--- EXERCISE DETAILS ---
Give every line of the data again, unchanged, but with no pictures.
##### DATA LINES #####
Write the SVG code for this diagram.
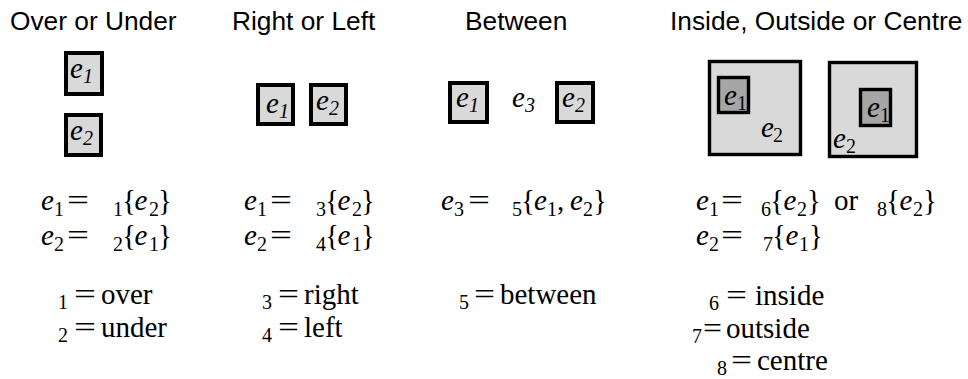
<svg xmlns="http://www.w3.org/2000/svg" width="968" height="379" viewBox="0 0 968 379">
<style>
.t{font-family:"Liberation Sans",Arial,sans-serif;font-size:26.3px;fill:#000}
.m{font-family:"Liberation Serif","Times New Roman",serif;font-size:29px;fill:#000}
.i{font-style:italic}
.s{font-family:"Liberation Serif","Times New Roman",serif;font-size:20px;fill:#000}
.b{fill:#d9d9d9;stroke:#000;stroke-width:4}
.B{fill:#d9d9d9;stroke:#000;stroke-width:3.4}
.d{fill:#a6a6a6;stroke:#000;stroke-width:3.4}
</style>
<rect width="968" height="379" fill="#fff"/>
<g id="titles">
<text class="t" x="10" y="30">Over or Under</text>
<text class="t" x="232" y="30">Right or Left</text>
<text class="t" x="465" y="30">Between</text>
<text class="t" x="670" y="30">Inside, Outside or Centre</text>
</g>
<g id="over-e1"><rect class="b" x="66" y="53" width="36" height="41"/><text class="m i" x="70" y="78">e</text><text class="s i" x="83" y="83">1</text></g>
<g id="over-e2"><rect class="b" x="66" y="115" width="35" height="40"/><text class="m i" x="70" y="140">e</text><text class="s i" x="83" y="145">2</text></g>
<g id="right-e1"><rect class="b" x="258" y="85" width="35" height="39"/><text class="m i" x="266" y="113">e</text><text class="s i" x="279" y="118">1</text></g>
<g id="right-e2"><rect class="b" x="311" y="85" width="35" height="39"/><text class="m i" x="316" y="110">e</text><text class="s i" x="329" y="115">2</text></g>
<g id="between-e1"><rect class="b" x="450" y="83" width="37" height="39"/><text class="m i" x="456" y="107">e</text><text class="s i" x="469" y="112">1</text></g>
<g id="between-e3"><text class="m i" x="512" y="107">e</text><text class="s i" x="525" y="112">3</text></g>
<g id="between-e2"><rect class="b" x="557" y="83" width="36" height="39"/><text class="m i" x="562" y="107">e</text><text class="s i" x="575" y="112">2</text></g>
<g id="inside-e2"><rect class="B" x="709.5" y="61.5" width="91" height="93"/><text class="m i" x="761" y="137">e</text><text class="s" x="773" y="142">2</text></g>
<g id="inside-e1"><rect class="d" x="718.5" y="77.5" width="30" height="35"/><text class="m i" x="724" y="105">e</text><text class="s" x="737" y="110">1</text></g>
<g id="centre-e2"><rect class="B" x="829.5" y="62.5" width="87" height="94"/><text class="m i" x="833" y="148">e</text><text class="s" x="846" y="153">2</text></g>
<g id="centre-e1"><rect class="d" x="860.5" y="89.5" width="30" height="36"/><text class="m i" x="867" y="117">e</text><text class="s" x="880" y="122">1</text></g>
<g id="connectors"></g>
<g id="formulas">
<!-- col1 -->
<text class="m i" x="41" y="210">e</text><text class="s" x="54" y="216">1</text><text class="m" x="67" y="210" textLength="22" lengthAdjust="spacingAndGlyphs">=</text>
<text class="s" x="113" y="216">1</text><text class="m" x="122" y="210">{</text><text class="m i" x="134.5" y="210">e</text><text class="s" x="149" y="216">2</text><text class="m" x="158" y="210">}</text>
<text class="m i" x="41" y="245">e</text><text class="s" x="54" y="251">2</text><text class="m" x="67" y="245" textLength="22" lengthAdjust="spacingAndGlyphs">=</text>
<text class="s" x="113" y="251">2</text><text class="m" x="122" y="245">{</text><text class="m i" x="134.5" y="245">e</text><text class="s" x="149" y="251">1</text><text class="m" x="158" y="245">}</text>
<text class="s" x="58" y="309">1</text><text class="m" x="74" y="304" textLength="22" lengthAdjust="spacingAndGlyphs">=</text><text class="m" x="101" y="304">over</text>
<text class="s" x="58" y="342">2</text><text class="m" x="74" y="337" textLength="22" lengthAdjust="spacingAndGlyphs">=</text><text class="m" x="101" y="337">under</text>
<!-- col2 -->
<text class="m i" x="244" y="210">e</text><text class="s" x="257" y="216">1</text><text class="m" x="270" y="210" textLength="22" lengthAdjust="spacingAndGlyphs">=</text>
<text class="s" x="316" y="216">3</text><text class="m" x="325" y="210">{</text><text class="m i" x="337.5" y="210">e</text><text class="s" x="352" y="216">2</text><text class="m" x="361" y="210">}</text>
<text class="m i" x="244" y="245">e</text><text class="s" x="257" y="251">2</text><text class="m" x="270" y="245" textLength="22" lengthAdjust="spacingAndGlyphs">=</text>
<text class="s" x="316" y="251">4</text><text class="m" x="325" y="245">{</text><text class="m i" x="337.5" y="245">e</text><text class="s" x="352" y="251">1</text><text class="m" x="361" y="245">}</text>
<text class="s" x="262" y="309">3</text><text class="m" x="278" y="304" textLength="21" lengthAdjust="spacingAndGlyphs">=</text><text class="m" x="304" y="304">right</text>
<text class="s" x="262" y="342">4</text><text class="m" x="278" y="337" textLength="21" lengthAdjust="spacingAndGlyphs">=</text><text class="m" x="304" y="337">left</text>
<!-- col3 -->
<text class="m i" x="441" y="210">e</text><text class="s" x="454" y="216">3</text><text class="m" x="468" y="210" textLength="22" lengthAdjust="spacingAndGlyphs">=</text>
<text class="s" x="512" y="216">5</text><text class="m" x="521" y="210">{</text><text class="m i" x="534" y="210">e</text><text class="s" x="547" y="216">1</text><text class="m" x="557" y="210">,</text><text class="m i" x="570" y="210">e</text><text class="s" x="583" y="216">2</text><text class="m" x="593" y="210">}</text>
<text class="s" x="459" y="309">5</text><text class="m" x="474" y="304" textLength="21" lengthAdjust="spacingAndGlyphs">=</text><text class="m" x="500" y="304">between</text>
<!-- col4 -->
<text class="m i" x="696" y="210">e</text><text class="s" x="709" y="216">1</text><text class="m" x="721" y="210" textLength="22" lengthAdjust="spacingAndGlyphs">=</text>
<text class="s" x="761" y="216">6</text><text class="m" x="770" y="210">{</text><text class="m i" x="783.5" y="210">e</text><text class="s" x="797" y="216">2</text><text class="m" x="807" y="210">}</text>
<text class="m" x="834" y="210">or</text>
<text class="s" x="877" y="216">8</text><text class="m" x="886" y="210">{</text><text class="m i" x="899.5" y="210">e</text><text class="s" x="913" y="216">2</text><text class="m" x="923" y="210">}</text>
<text class="m i" x="696" y="245">e</text><text class="s" x="709" y="251">2</text><text class="m" x="721" y="245" textLength="22" lengthAdjust="spacingAndGlyphs">=</text>
<text class="s" x="763" y="251">7</text><text class="m" x="772" y="245">{</text><text class="m i" x="785.5" y="245">e</text><text class="s" x="799" y="251">1</text><text class="m" x="809" y="245">}</text>
<text class="s" x="709" y="310">6</text><text class="m" x="726" y="305" textLength="21" lengthAdjust="spacingAndGlyphs">=</text><text class="m" x="755" y="305">inside</text>
<text class="s" x="692" y="343">7</text><text class="m" x="703" y="338" textLength="19" lengthAdjust="spacingAndGlyphs">=</text><text class="m" x="726" y="338">outside</text>
<text class="s" x="717" y="375">8</text><text class="m" x="731" y="370" textLength="21" lengthAdjust="spacingAndGlyphs">=</text><text class="m" x="757" y="370">centre</text>
</g>
</svg>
#####
--- REPLY TO THE EXERCISE ---
Write the SVG code for this diagram.
<svg xmlns="http://www.w3.org/2000/svg" width="968" height="379" viewBox="0 0 968 379">
<style>
.t{font-family:"Liberation Sans",Arial,sans-serif;font-size:26.3px;fill:#000}
.m{font-family:"Liberation Serif","Times New Roman",serif;font-size:29px;fill:#000}
.i{font-style:italic}
.s{font-family:"Liberation Serif","Times New Roman",serif;font-size:20px;fill:#000}
.b{fill:#d9d9d9;stroke:#000;stroke-width:4}
.B{fill:#d9d9d9;stroke:#000;stroke-width:3.4}
.d{fill:#a6a6a6;stroke:#000;stroke-width:3.4}
</style>
<rect width="968" height="379" fill="#fff"/>
<g id="titles">
<text class="t" x="10" y="30">Over or Under</text>
<text class="t" x="232" y="30">Right or Left</text>
<text class="t" x="465" y="30">Between</text>
<text class="t" x="670" y="30">Inside, Outside or Centre</text>
</g>
<g id="over-e1"><rect class="b" x="66" y="53" width="36" height="41"/><text class="m i" x="70" y="78">e</text><text class="s i" x="83" y="83">1</text></g>
<g id="over-e2"><rect class="b" x="66" y="115" width="35" height="40"/><text class="m i" x="70" y="140">e</text><text class="s i" x="83" y="145">2</text></g>
<g id="right-e1"><rect class="b" x="258" y="85" width="35" height="39"/><text class="m i" x="266" y="113">e</text><text class="s i" x="279" y="118">1</text></g>
<g id="right-e2"><rect class="b" x="311" y="85" width="35" height="39"/><text class="m i" x="316" y="110">e</text><text class="s i" x="329" y="115">2</text></g>
<g id="between-e1"><rect class="b" x="450" y="83" width="37" height="39"/><text class="m i" x="456" y="107">e</text><text class="s i" x="469" y="112">1</text></g>
<g id="between-e3"><text class="m i" x="512" y="107">e</text><text class="s i" x="525" y="112">3</text></g>
<g id="between-e2"><rect class="b" x="557" y="83" width="36" height="39"/><text class="m i" x="562" y="107">e</text><text class="s i" x="575" y="112">2</text></g>
<g id="inside-e2"><rect class="B" x="709.5" y="61.5" width="91" height="93"/><text class="m i" x="761" y="137">e</text><text class="s" x="773" y="142">2</text></g>
<g id="inside-e1"><rect class="d" x="718.5" y="77.5" width="30" height="35"/><text class="m i" x="724" y="105">e</text><text class="s" x="737" y="110">1</text></g>
<g id="centre-e2"><rect class="B" x="829.5" y="62.5" width="87" height="94"/><text class="m i" x="833" y="148">e</text><text class="s" x="846" y="153">2</text></g>
<g id="centre-e1"><rect class="d" x="860.5" y="89.5" width="30" height="36"/><text class="m i" x="867" y="117">e</text><text class="s" x="880" y="122">1</text></g>
<g id="connectors"></g>
<g id="formulas">
<!-- col1 -->
<text class="m i" x="41" y="210">e</text><text class="s" x="54" y="216">1</text><text class="m" x="67" y="210" textLength="22" lengthAdjust="spacingAndGlyphs">=</text>
<text class="s" x="113" y="216">1</text><text class="m" x="122" y="210">{</text><text class="m i" x="134.5" y="210">e</text><text class="s" x="149" y="216">2</text><text class="m" x="158" y="210">}</text>
<text class="m i" x="41" y="245">e</text><text class="s" x="54" y="251">2</text><text class="m" x="67" y="245" textLength="22" lengthAdjust="spacingAndGlyphs">=</text>
<text class="s" x="113" y="251">2</text><text class="m" x="122" y="245">{</text><text class="m i" x="134.5" y="245">e</text><text class="s" x="149" y="251">1</text><text class="m" x="158" y="245">}</text>
<text class="s" x="58" y="309">1</text><text class="m" x="74" y="304" textLength="22" lengthAdjust="spacingAndGlyphs">=</text><text class="m" x="101" y="304">over</text>
<text class="s" x="58" y="342">2</text><text class="m" x="74" y="337" textLength="22" lengthAdjust="spacingAndGlyphs">=</text><text class="m" x="101" y="337">under</text>
<!-- col2 -->
<text class="m i" x="244" y="210">e</text><text class="s" x="257" y="216">1</text><text class="m" x="270" y="210" textLength="22" lengthAdjust="spacingAndGlyphs">=</text>
<text class="s" x="316" y="216">3</text><text class="m" x="325" y="210">{</text><text class="m i" x="337.5" y="210">e</text><text class="s" x="352" y="216">2</text><text class="m" x="361" y="210">}</text>
<text class="m i" x="244" y="245">e</text><text class="s" x="257" y="251">2</text><text class="m" x="270" y="245" textLength="22" lengthAdjust="spacingAndGlyphs">=</text>
<text class="s" x="316" y="251">4</text><text class="m" x="325" y="245">{</text><text class="m i" x="337.5" y="245">e</text><text class="s" x="352" y="251">1</text><text class="m" x="361" y="245">}</text>
<text class="s" x="262" y="309">3</text><text class="m" x="278" y="304" textLength="21" lengthAdjust="spacingAndGlyphs">=</text><text class="m" x="304" y="304">right</text>
<text class="s" x="262" y="342">4</text><text class="m" x="278" y="337" textLength="21" lengthAdjust="spacingAndGlyphs">=</text><text class="m" x="304" y="337">left</text>
<!-- col3 -->
<text class="m i" x="441" y="210">e</text><text class="s" x="454" y="216">3</text><text class="m" x="468" y="210" textLength="22" lengthAdjust="spacingAndGlyphs">=</text>
<text class="s" x="512" y="216">5</text><text class="m" x="521" y="210">{</text><text class="m i" x="534" y="210">e</text><text class="s" x="547" y="216">1</text><text class="m" x="557" y="210">,</text><text class="m i" x="570" y="210">e</text><text class="s" x="583" y="216">2</text><text class="m" x="593" y="210">}</text>
<text class="s" x="459" y="309">5</text><text class="m" x="474" y="304" textLength="21" lengthAdjust="spacingAndGlyphs">=</text><text class="m" x="500" y="304">between</text>
<!-- col4 -->
<text class="m i" x="696" y="210">e</text><text class="s" x="709" y="216">1</text><text class="m" x="721" y="210" textLength="22" lengthAdjust="spacingAndGlyphs">=</text>
<text class="s" x="761" y="216">6</text><text class="m" x="770" y="210">{</text><text class="m i" x="783.5" y="210">e</text><text class="s" x="797" y="216">2</text><text class="m" x="807" y="210">}</text>
<text class="m" x="834" y="210">or</text>
<text class="s" x="877" y="216">8</text><text class="m" x="886" y="210">{</text><text class="m i" x="899.5" y="210">e</text><text class="s" x="913" y="216">2</text><text class="m" x="923" y="210">}</text>
<text class="m i" x="696" y="245">e</text><text class="s" x="709" y="251">2</text><text class="m" x="721" y="245" textLength="22" lengthAdjust="spacingAndGlyphs">=</text>
<text class="s" x="763" y="251">7</text><text class="m" x="772" y="245">{</text><text class="m i" x="785.5" y="245">e</text><text class="s" x="799" y="251">1</text><text class="m" x="809" y="245">}</text>
<text class="s" x="709" y="310">6</text><text class="m" x="726" y="305" textLength="21" lengthAdjust="spacingAndGlyphs">=</text><text class="m" x="755" y="305">inside</text>
<text class="s" x="692" y="343">7</text><text class="m" x="703" y="338" textLength="19" lengthAdjust="spacingAndGlyphs">=</text><text class="m" x="726" y="338">outside</text>
<text class="s" x="717" y="375">8</text><text class="m" x="731" y="370" textLength="21" lengthAdjust="spacingAndGlyphs">=</text><text class="m" x="757" y="370">centre</text>
</g>
</svg>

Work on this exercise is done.